News  Date: 11 January 2002

 

LOUIS TRICHARDT - The Masedi Public School in Tshikota, Louis Trichardt, improved its matric passing rate with 2,8%, despite serious handicaps.

Eleven of the 41 candidates at the school, passed. Three of the eleven passed with exemption.

Candidates for the matric exams at Masedi, had to face the most important final test of their school careers, without even the most basic support from the Provincial Department of Education. Candidates had to enter the exams after the Department failed to supply them with crucial prescribed books. Despite promises from the MEC and despite repeated fruitless pleas from the school, which culminated in a protest march to the offices of the local Area Manager, no books were forthcoming and teachers and learners were left to their own devices.

Apart from the lack of basic learning aids, the school was further handicapped by a lack of sufficient classroom space and a lack of electricity.
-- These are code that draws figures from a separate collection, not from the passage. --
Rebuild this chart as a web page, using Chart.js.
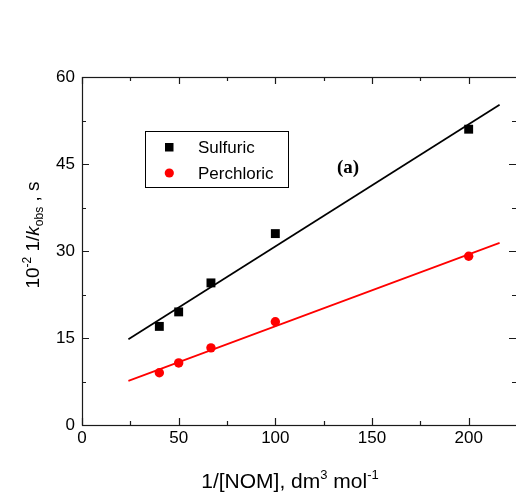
<!DOCTYPE html>
<html>
<head>
<meta charset="utf-8">
<script src="https://cdn.jsdelivr.net/npm/chart.js@4"></script>
<style>
  html, body { margin: 0; padding: 0; background: #fff; overflow: hidden; }
  #wrap { width: 516px; height: 493px; overflow: hidden; }
  canvas { display: block; }
</style>
</head>
<body>
<div id="wrap"><canvas id="c" width="518" height="493"></canvas></div>
<script>
// 1/[NOM] values (dm3 mol-1)
const nomInv = [40, 50, 66.7, 100, 200];
// 10^-2 * 1/k_obs (s)
const sulfuric = [17.0, 19.5, 24.5, 33.0, 51.0];
const perchloric = [9.0, 10.7, 13.3, 17.8, 29.1];
// least-squares fit lines, drawn between these x limits
const fitX = [24, 216];
const sulfuricFit = [14.8, 55.2];
const perchloricFit = [7.6, 31.4];

const xTicks = [0, 50, 100, 150, 200];
const xMinor = [25, 75, 125, 175];
const yTicks = [0, 15, 30, 45, 60];
const yMinor = [7.5, 22.5, 37.5, 52.5];

const SANS = '"Liberation Sans", Arial, sans-serif';
const pts = (xs, ys) => xs.map((x, i) => ({ x, y: ys[i] }));

// draws a sequence of text runs (main text, superscripts, subscripts)
function drawRuns(ctx, runs, x, y, align) {
  let total = 0;
  runs.forEach(r => { ctx.font = r.font; r.w = ctx.measureText(r.text).width; total += r.w; });
  let cx = align === 'center' ? x - total / 2 : x;
  ctx.textAlign = 'left';
  ctx.textBaseline = 'alphabetic';
  runs.forEach(r => {
    ctx.font = r.font;
    ctx.fillText(r.text, cx, y + (r.dy || 0));
    cx += r.w;
  });
}

const decorations = {
  id: 'decorations',
  afterDraw(chart) {
    const ctx = chart.ctx;
    const a = chart.chartArea;
    const xs = chart.scales.x, ys = chart.scales.y;
    ctx.save();

    // frame
    ctx.strokeStyle = '#1a1a1a';
    ctx.lineWidth = 1.2;
    ctx.strokeRect(a.left + 0.5, a.top + 0.5, a.right - a.left, a.bottom - a.top);

    // inward ticks on all four sides
    ctx.beginPath();
    const vTick = (v, len) => {
      const px = Math.round(xs.getPixelForValue(v)) + 0.5;
      ctx.moveTo(px, a.bottom); ctx.lineTo(px, a.bottom - len);
      ctx.moveTo(px, a.top); ctx.lineTo(px, a.top + len);
    };
    const hTick = (v, len) => {
      const py = Math.round(ys.getPixelForValue(v)) + 0.5;
      ctx.moveTo(a.left, py); ctx.lineTo(a.left + len, py);
      ctx.moveTo(a.right - 1, py); ctx.lineTo(a.right - 1 - len, py);
    };
    xTicks.forEach(v => vTick(v, 7));
    xMinor.forEach(v => vTick(v, 4));
    yTicks.forEach(v => hTick(v, 7));
    yMinor.forEach(v => hTick(v, 4));
    ctx.stroke();

    // legend
    ctx.lineWidth = 1;
    ctx.strokeStyle = '#000';
    ctx.strokeRect(145.5, 131.5, 143, 56);
    const ds = chart.data.datasets;
    ctx.fillStyle = ds[0].backgroundColor;
    ctx.fillRect(165, 143, 8.5, 8.5);
    ctx.fillStyle = ds[1].backgroundColor;
    ctx.beginPath();
    ctx.arc(169.3, 173, 4.6, 0, Math.PI * 2);
    ctx.fill();
    ctx.fillStyle = '#000';
    ctx.font = '17px ' + SANS;
    ctx.textAlign = 'left';
    ctx.textBaseline = 'alphabetic';
    ctx.fillText(ds[0].label, 198, 153);
    ctx.fillText(ds[1].label, 198, 179);

    // panel tag
    ctx.font = 'bold 19px "Liberation Serif", "Times New Roman", serif';
    ctx.textAlign = 'center';
    ctx.fillText('(a)', 348, 173);

    // x axis title
    ctx.fillStyle = '#000';
    drawRuns(ctx, [
      { text: '1/[NOM], dm', font: '21px ' + SANS },
      { text: '3', font: '13px ' + SANS, dy: -9 },
      { text: ' mol', font: '21px ' + SANS },
      { text: '-1', font: '13px ' + SANS, dy: -9 }
    ], 290, 488, 'center');

    // y axis title
    ctx.translate(39, 235);
    ctx.rotate(-Math.PI / 2);
    drawRuns(ctx, [
      { text: '10', font: '19px ' + SANS },
      { text: '-2', font: '12px ' + SANS, dy: -8 },
      { text: ' 1/', font: '19px ' + SANS },
      { text: 'k', font: 'italic 19px ' + SANS },
      { text: 'obs', font: '12px ' + SANS, dy: 4 },
      { text: ' , s', font: '19px ' + SANS }
    ], 0, 0, 'center');

    ctx.restore();
  }
};

new Chart(document.getElementById('c'), {
  type: 'scatter',
  data: {
    datasets: [
      {
        label: 'Sulfuric',
        data: pts(nomInv, sulfuric),
        pointStyle: 'rect',
        pointRadius: 6.3,
        backgroundColor: '#000',
        borderColor: '#000',
        borderWidth: 0
      },
      {
        label: 'Perchloric',
        data: pts(nomInv, perchloric),
        pointStyle: 'circle',
        pointRadius: 4.7,
        backgroundColor: '#ff0000',
        borderColor: '#ff0000',
        borderWidth: 0
      },
      {
        label: 'Sulfuric fit',
        data: pts(fitX, sulfuricFit),
        showLine: true,
        pointRadius: 0,
        borderColor: '#000',
        borderWidth: 1.7
      },
      {
        label: 'Perchloric fit',
        data: pts(fitX, perchloricFit),
        showLine: true,
        pointRadius: 0,
        borderColor: '#ff0000',
        borderWidth: 1.7
      }
    ]
  },
  options: {
    responsive: false,
    animation: false,
    devicePixelRatio: 1,
    layout: { autoPadding: false, padding: { left: 0, top: 77, right: 1, bottom: 0 } },
    plugins: { legend: { display: false }, tooltip: { enabled: false } },
    scales: {
      x: {
        type: 'linear',
        min: 0,
        max: 225,
        grid: { display: false, drawTicks: false },
        border: { display: false },
        afterBuildTicks: s => { s.ticks = xTicks.map(v => ({ value: v })); },
        afterFit: s => { s.height = 68; s.paddingLeft = 0; s.paddingRight = 0; },
        ticks: {
          padding: 3,
          color: '#000',
          maxRotation: 0,
          font: { family: SANS, size: 17 }
        }
      },
      y: {
        type: 'linear',
        min: 0,
        max: 60,
        grid: { display: false, drawTicks: false },
        border: { display: false },
        afterBuildTicks: s => { s.ticks = yTicks.map(v => ({ value: v })); },
        afterFit: s => { s.width = 82; s.paddingTop = 0; s.paddingBottom = 0; },
        ticks: {
          padding: 7,
          color: '#000',
          font: { family: SANS, size: 17 }
        }
      }
    }
  },
  plugins: [decorations]
});
</script>
</body>
</html>
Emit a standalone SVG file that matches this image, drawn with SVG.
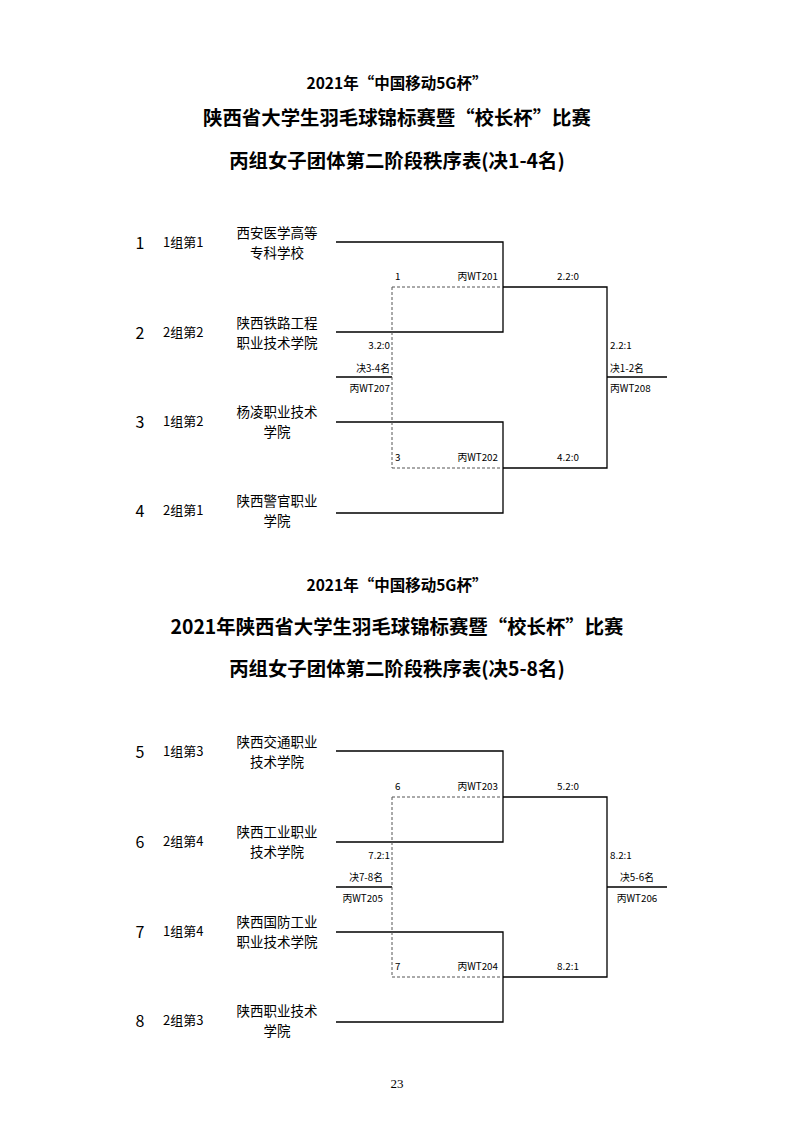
<svg xmlns="http://www.w3.org/2000/svg" width="794" height="1123" viewBox="0 0 794 1123">
<style>
text{font-family:"Noto Sans CJK SC","Noto Sans",sans-serif;fill:#000}
.t1{font-size:15.5px;font-weight:bold;text-anchor:middle}
.t2{font-size:19.4px;font-weight:bold;text-anchor:middle}
.num{font-size:16px;text-anchor:middle}
.grp{font-size:13px}
.sch{font-size:13.5px;text-anchor:middle}
.s{font-size:9.8px}
.e{text-anchor:end}
.m{text-anchor:middle}
.ln{stroke:#000;stroke-width:1.3;fill:none}
.ds{stroke:#555;stroke-width:1;stroke-dasharray:3,2;fill:none}
</style>
<rect width="794" height="1123" fill="#fff"/>
<g id="titles">
<text class="t1" x="397" y="89">2021年“中国移动5G杯”</text>
<text class="t2" x="397" y="125">陕西省大学生羽毛球锦标赛暨“校长杯”比赛</text>
<text class="t2" x="397" y="168">丙组女子团体第二阶段秩序表(决1-4名)</text>
<text class="t1" x="397" y="591">2021年“中国移动5G杯”</text>
<text class="t2" x="397" y="634">2021年陕西省大学生羽毛球锦标赛暨“校长杯”比赛</text>
<text class="t2" x="397" y="676">丙组女子团体第二阶段秩序表(决5-8名)</text>
<text x="397" y="1088" style="font-family:'Liberation Serif',serif;font-size:13px;text-anchor:middle">23</text>
</g>
<g id="team1"><text class="num" x="140" y="249">1</text><text class="grp" x="163" y="247">1组第1</text><text class="sch" x="277" y="238">西安医学高等</text><text class="sch" x="277" y="258">专科学校</text></g>
<g id="team2"><text class="num" x="140" y="339">2</text><text class="grp" x="163" y="337">2组第2</text><text class="sch" x="277" y="328">陕西铁路工程</text><text class="sch" x="277" y="348">职业技术学院</text></g>
<g id="team3"><text class="num" x="140" y="428">3</text><text class="grp" x="163" y="426">1组第2</text><text class="sch" x="277" y="417">杨凌职业技术</text><text class="sch" x="277" y="437">学院</text></g>
<g id="team4"><text class="num" x="140" y="517">4</text><text class="grp" x="163" y="515">2组第1</text><text class="sch" x="277" y="506">陕西警官职业</text><text class="sch" x="277" y="526">学院</text></g>
<g id="team5"><text class="num" x="140" y="758">5</text><text class="grp" x="163" y="756">1组第3</text><text class="sch" x="277" y="747">陕西交通职业</text><text class="sch" x="277" y="767">技术学院</text></g>
<g id="team6"><text class="num" x="140" y="848">6</text><text class="grp" x="163" y="846">2组第4</text><text class="sch" x="277" y="837">陕西工业职业</text><text class="sch" x="277" y="857">技术学院</text></g>
<g id="team7"><text class="num" x="140" y="938">7</text><text class="grp" x="163" y="936">1组第4</text><text class="sch" x="277" y="927">陕西国防工业</text><text class="sch" x="277" y="947">职业技术学院</text></g>
<g id="team8"><text class="num" x="140" y="1027">8</text><text class="grp" x="163" y="1025">2组第3</text><text class="sch" x="277" y="1016">陕西职业技术</text><text class="sch" x="277" y="1036">学院</text></g>
<g id="connectors">
<path class="ln" d="M336,242H503V332H336M336,422H503V513H336M503,287H607V468H503M607,377H667M336,377H392"/>
<path class="ds" d="M392,287H503M392,468H503M392,287V468"/>
<path class="ln" d="M336,751H503V842H336M336,932H503V1022H336M503,797H607V977H503M607,887H667M336,887H392"/>
<path class="ds" d="M392,797H503M392,977H503M392,797V977"/>
</g>
<g id="labels">
<text class="s" x="395" y="280">1</text><text class="s e" x="498" y="280">丙WT201</text><text class="s m" x="568" y="280">2.2:0</text>
<text class="s" x="395" y="461">3</text><text class="s e" x="498" y="461">丙WT202</text><text class="s m" x="568" y="461">4.2:0</text>
<text class="s e" x="390" y="349">3.2:0</text><text class="s e" x="390" y="372">决3-4名</text><text class="s e" x="390" y="392">丙WT207</text>
<text class="s" x="610" y="349">2.2:1</text><text class="s" x="610" y="372">决1-2名</text><text class="s" x="610" y="392">丙WT208</text>
<text class="s" x="395" y="790">6</text><text class="s e" x="498" y="790">丙WT203</text><text class="s m" x="568" y="790">5.2:0</text>
<text class="s" x="395" y="970">7</text><text class="s e" x="498" y="970">丙WT204</text><text class="s m" x="568" y="970">8.2:1</text>
<text class="s e" x="390" y="859">7.2:1</text><text class="s e" x="383" y="881">决7-8名</text><text class="s e" x="383" y="902">丙WT205</text>
<text class="s" x="610" y="859">8.2:1</text><text class="s m" x="637" y="881">决5-6名</text><text class="s m" x="637" y="902">丙WT206</text>
</g>
</svg>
The school's electric power supply was cut because the Department failed to pay the electric bill of this seriously disadvantaged school in a predominantly indigent community.

The primary section of the school had to introduce double sessions to accommodate the large number of pupils from the expanding population in Tshikota.

The secondary section of the school, which is managed with a separate principal, is forced to share the already inadequate classroom space of Masedi.

This crisis erupted, after the Department unilaterally pulled out of an historic initiative designed to timeously supply in the growing demand for school space in Louis Trichardt.

The local municipality, in an historic and farsighted decision, paved the way for a partnership between the local authority and the province, in the provision of school accommodation in Louis Trichardt.

The local council decided, now more than two years ago, to donate a serviced erf with sufficient space for a secondary school in Tshikota, and also provided for financial support in the erection of such a school. Funds for such a venture accumulated by annually setting apart a specific percentage of the municipal budget for educational needs. This fund is already approaching the million rand mark.

A combined committee with representatives of the Department and the Municipality agreed on the need and on the location of the new secondary school in Tshikota.

With plans for the erection of the much needed new secondary school in Tshikota well advanced, the Department unilaterally and without any explanation withdrew from the project, leaving education in Louis Trichardt in a severe unresolved crisis.